The operational FAPAR MERIS product is derived with the JRC-FAPAR algorithm, which has been designed to exploit the daily MERIS spectral measurements in the blue, red and near-infrared bands with no prior knowledge on the land cover.
This methodology involves a physically-based approach which can be adopted for generating this biophysical product from various optical medium resolution sensors. The algorithm used allows scientists to derive the equivalent biophysical product from other optical satellite sensors, even retired ones, to ensure the availability of a long-time series of global FAPAR, which is essential to assess environmental trends, guide policy making and support sustainable development activities.
“Demonstration products at the global scale are now available and are ready to be used in state-of-the-art carbon data assimilation systems (CCDAS) for better understanding the role of the biosphere in the global carbon cycle,” Gobron said.
Phytoplankton, microscopic marine plants that drift on or near the surface of the sea, absorb atmospheric carbon dioxide through photosynthesis just as their terrestrial ‘cousins’ do. While individually microscopic, phytoplankton chlorophyll collectively tints the surrounding ocean waters, providing a means of detecting these tiny organisms from space with dedicated ocean colour sensors, such as MERIS.
Dr Michael Buchwitz from the Institute of Environmental Physics (IUP) at the University of Bremen in Germany presented global carbon dioxide measurements based on observations from Envisat’s SCIAMACHY instrument from 2003 to 2005.
The SCIAMACHY (Scanning Imaging Absorption Spectrometer for Atmospheric Chartography) instrument is the first space sensor capable of measuring the most important greenhouse gases with high sensitivity down to the Earth’s surface because it observes the spectrum of sunlight shining through the atmosphere in ‘nadir’ looking operations on a global scale.
Buchwitz explained that he and his colleagues first measure the absolute carbon dioxide (CO2) column in number of CO2 molecules per area above the Earth’s surface. Then, they measure the oxygen (O2) column that can be easily converted into an ‘air column’.
As seen in the image above, both figures are essentially identical, as he had expected.
“There are, however, tiny differences and this is the CO2 source/sink information we are interested in,” Buchwitz said. “To see this we compute the CO2/O2 ratio which can be converted into a column averaged CO2 mixing ratio.”
Dr Paul Monks from the University of Leicester is using SCIAMACHY data to measure how much CO2 is being taken up by plants.
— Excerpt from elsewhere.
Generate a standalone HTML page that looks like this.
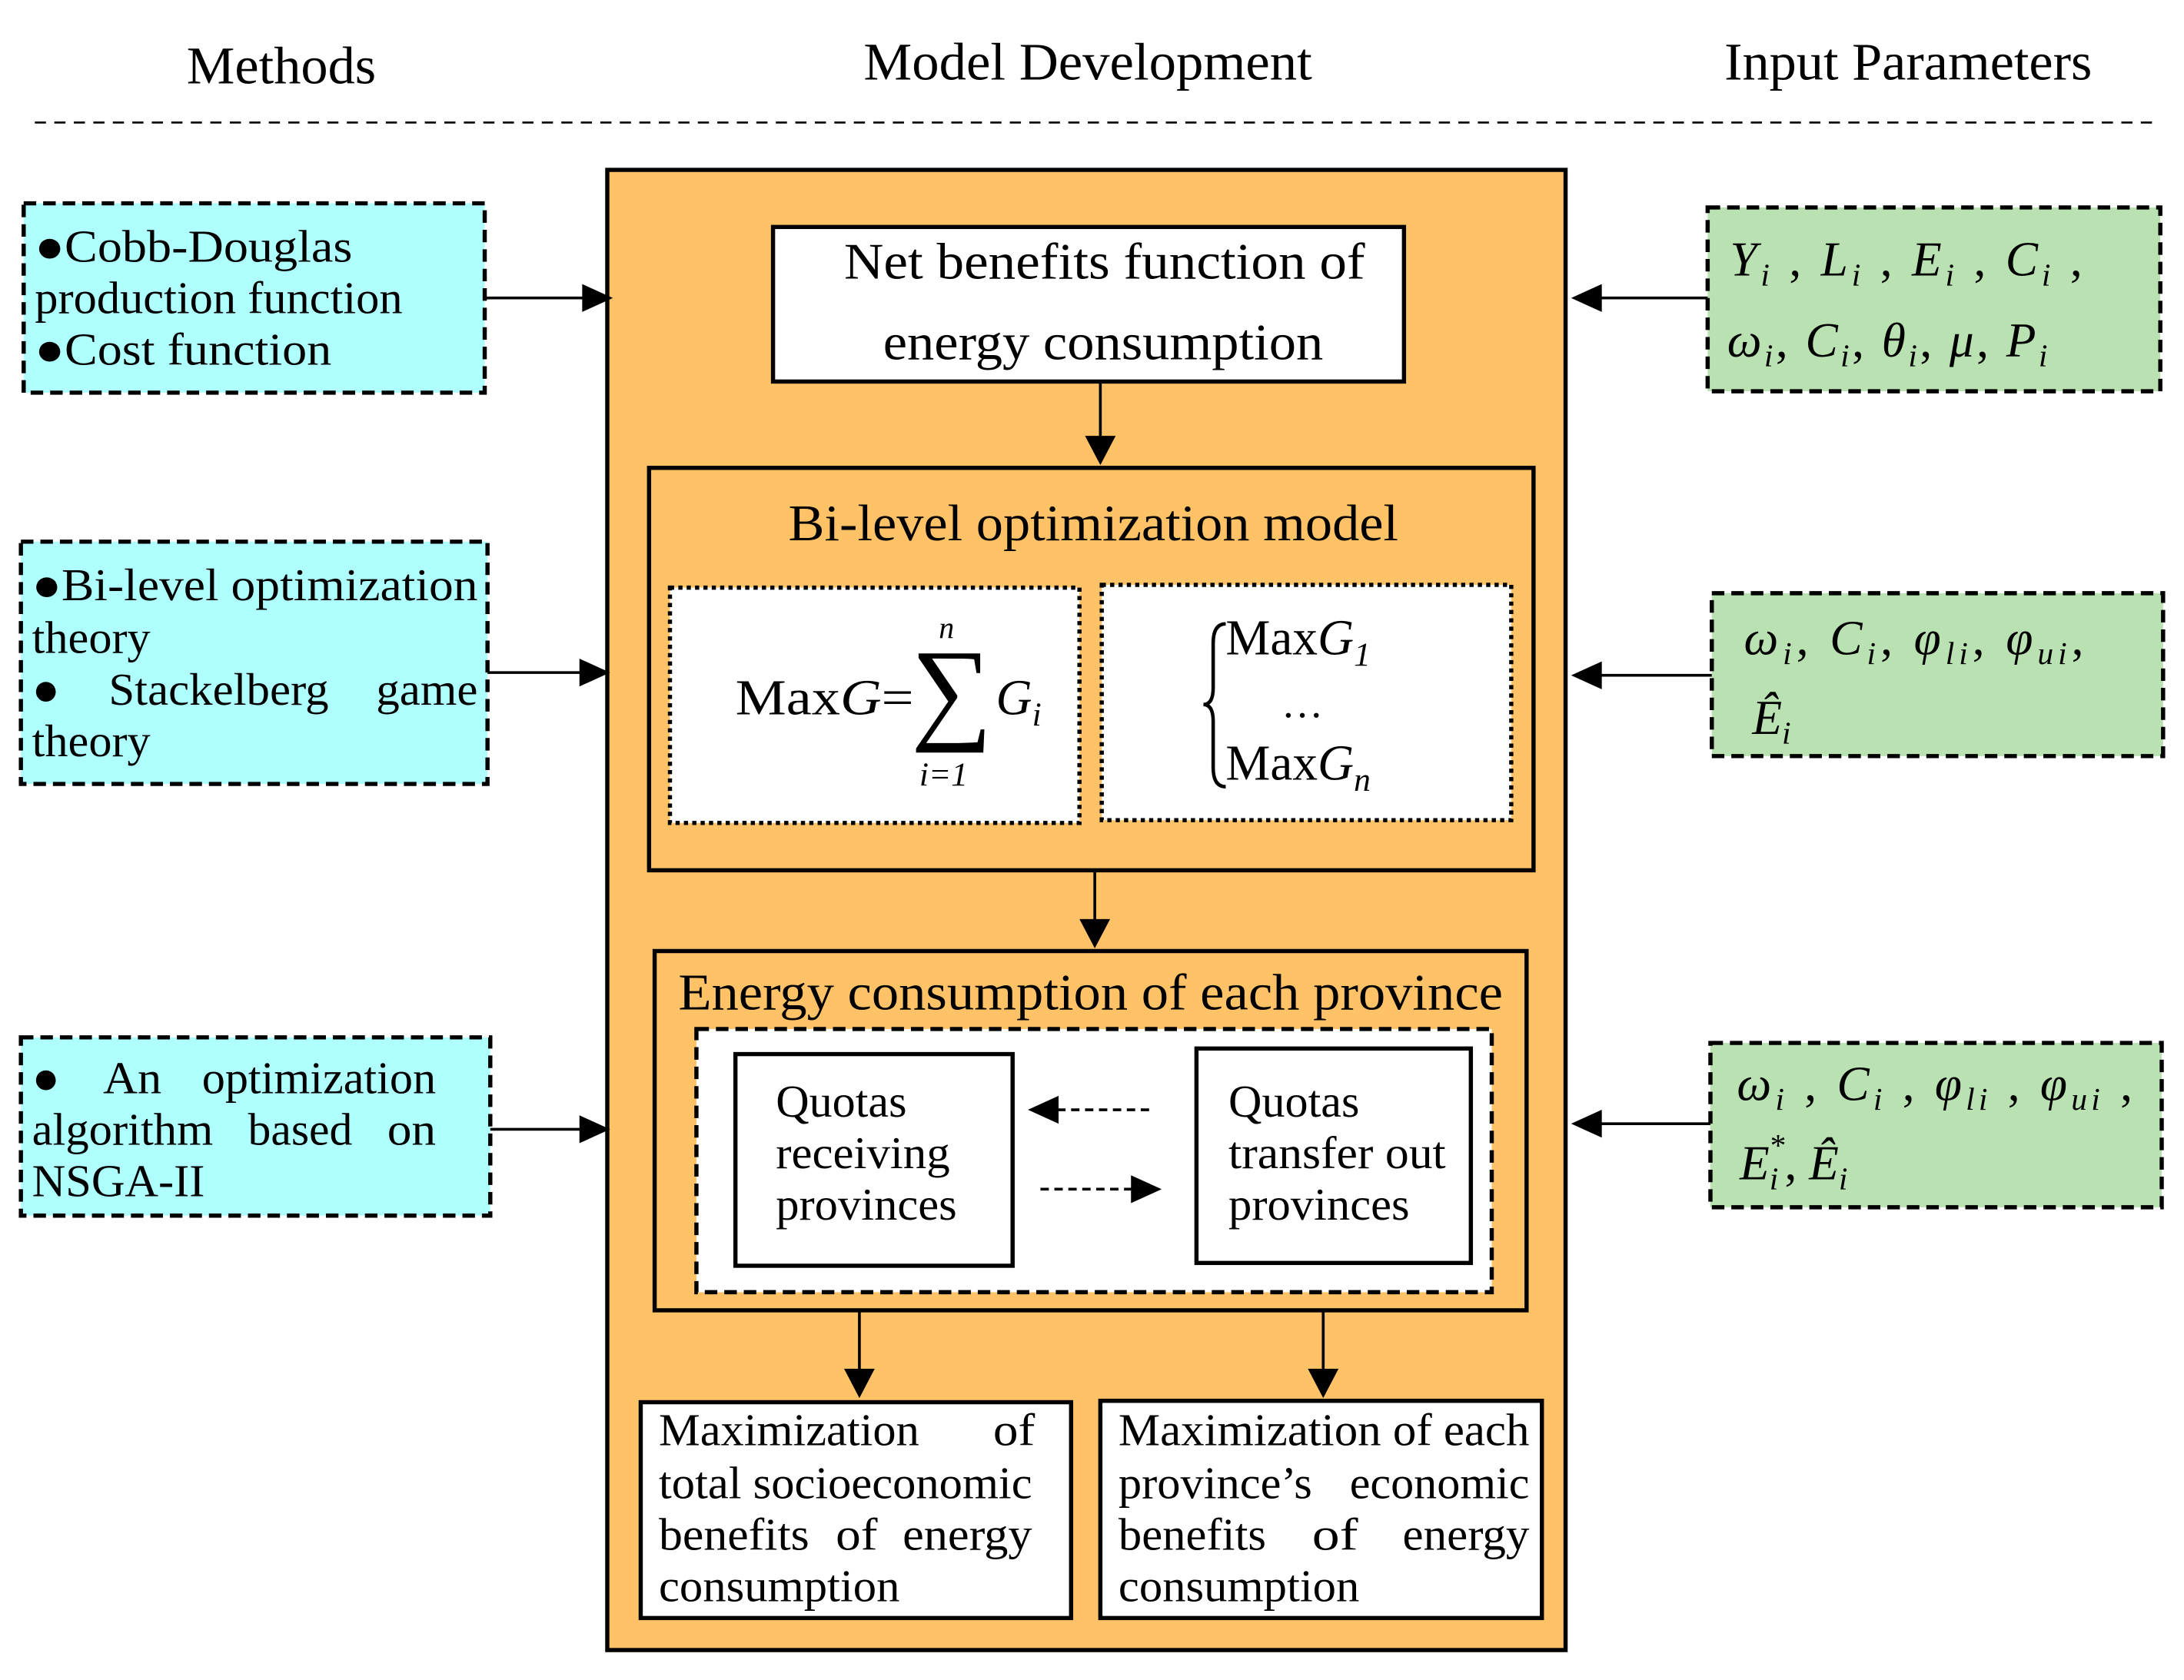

Using 20,000 individual measurements a month, he is monitoring CO2 drawn down over Siberia, North America and Northern Europe.
According to Monks, this view from space is providing the first evidence of the Earth ‘breathing’ by allowing scientists to witness the biology drawing down CO2 during the growing season and then releasing some of it back.
“The exciting new area breaking from this sort of data is that we begin to be able to look at the tropics, which are the ‘lungs’ of the atmospheric system,” Monks said. “Using this data, we are going to be able to assess how efficient the tropics are at modulating carbon as well as how that is changing with time as climate change effects the tropical biosystem.”
By comparing the satellite data to aircraft data and to remote-sensing sites on the surface, Monks learned the method he and his colleagues are using is approaching a precision of around 1%, giving them confidence in what they see from space.
By better understanding all of the parameters involved in the carbon cycle, scientists can better predict climate change as well as better monitor international treaties aimed at reducing greenhouse gas emissions, such as the Kyoto Protocol which addresses the reduction of six greenhouse gases including carbon dioxide.